I recently wrote up a quick little bot to download Bitcoin (BTC) trade data from mtgox.com using their API. The data was very easy to parse using Python and I wrote the data to a tab-delimited text file for analysis using Stata as I’m interested in the bitcoin market and considering purchasing some BTC. I’ve uploaded the dataset to Buzzdata if you are interested in Bitcoin as well or in following along with this post.
A quick -twoway- plot shows an interesting trend but the x-axis label is non-sensical to (most) humans. Below I’ll cleanup the x-axis label by converting the unix timestamp to something Stata can use and to format the x-axis.

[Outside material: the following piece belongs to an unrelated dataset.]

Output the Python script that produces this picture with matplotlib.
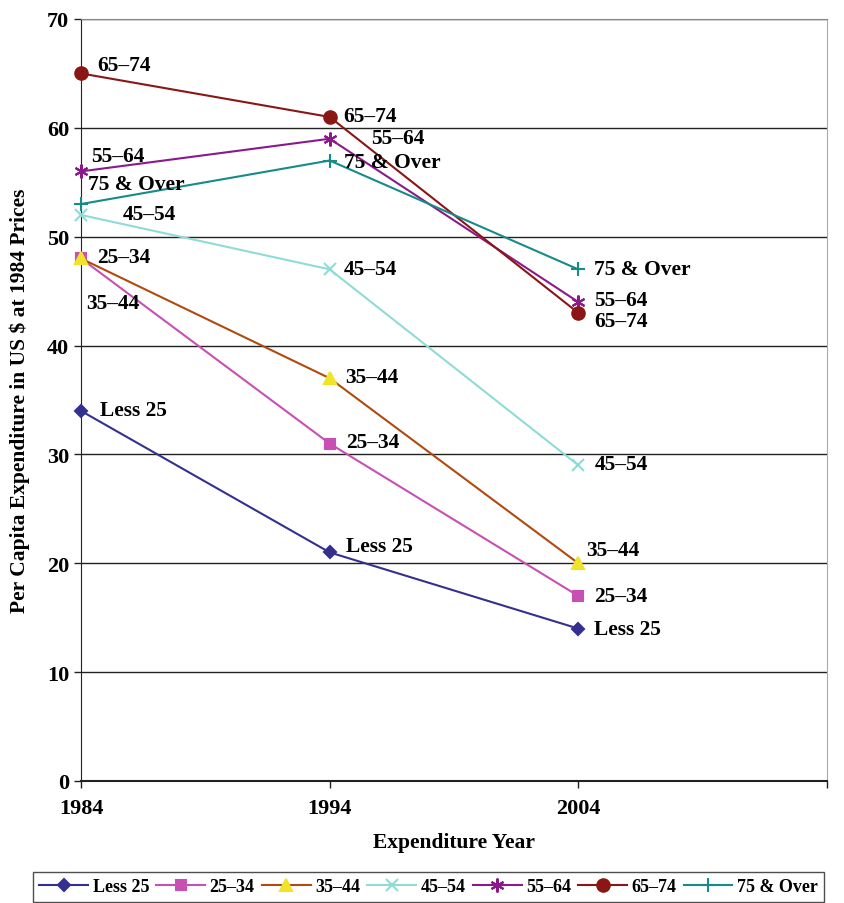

I read a little of an excellent post on the Stata blog about dates and times from other software, but this didn’t address unix timestamps explicitly. The approach is similar to that used with the SAS conversion as mentioned in that post but with the difference that unix timestamps are seconds since January 01, 1970. So to convert a unix timestamp to a Stata clock (%tc) formatted variable one could use something like:
* convert unix timestamp to %tc EST clonevar datetime = unixtime replace datetime = datetime*1000 + msofhours(24)*3653 - msofhours(5) format %tc datetime
The important bit is the middle line. Multiplying datetime by 1000, accounts for Stata’s measurement of time in milliseconds, the -msofhours()- part accounts for the number of days between January 1, 1960 and January 1, 2970, and the last part subtracts five hours from the time to express it in Eastern Standard Time (EST) since it is GMT – 5:00.
This still isn’t quite what I want because now the x-axis of my graph will show the times and get really cluttered, so I create one more date variable which is formatted daily (%td) and use that in my plot below.
clonevar day = datetime replace day = dofc(day) format day %td twoway (line price day, sort xtitle("Date") ytitle("Price (USD)") title("Bitcoin (BTC) prices")), xlabel(#4, labsize(small) format(%tdMon_DD,_CCYY))
One last thing to mention, note that there is a big (or not so big depending on how specific you need to be) difference between Stata’s %tc and %tC formats. I use the first, while the second will account for leap seconds. For more details, you can read up more on the Stata blog or Stata help files on dates and times.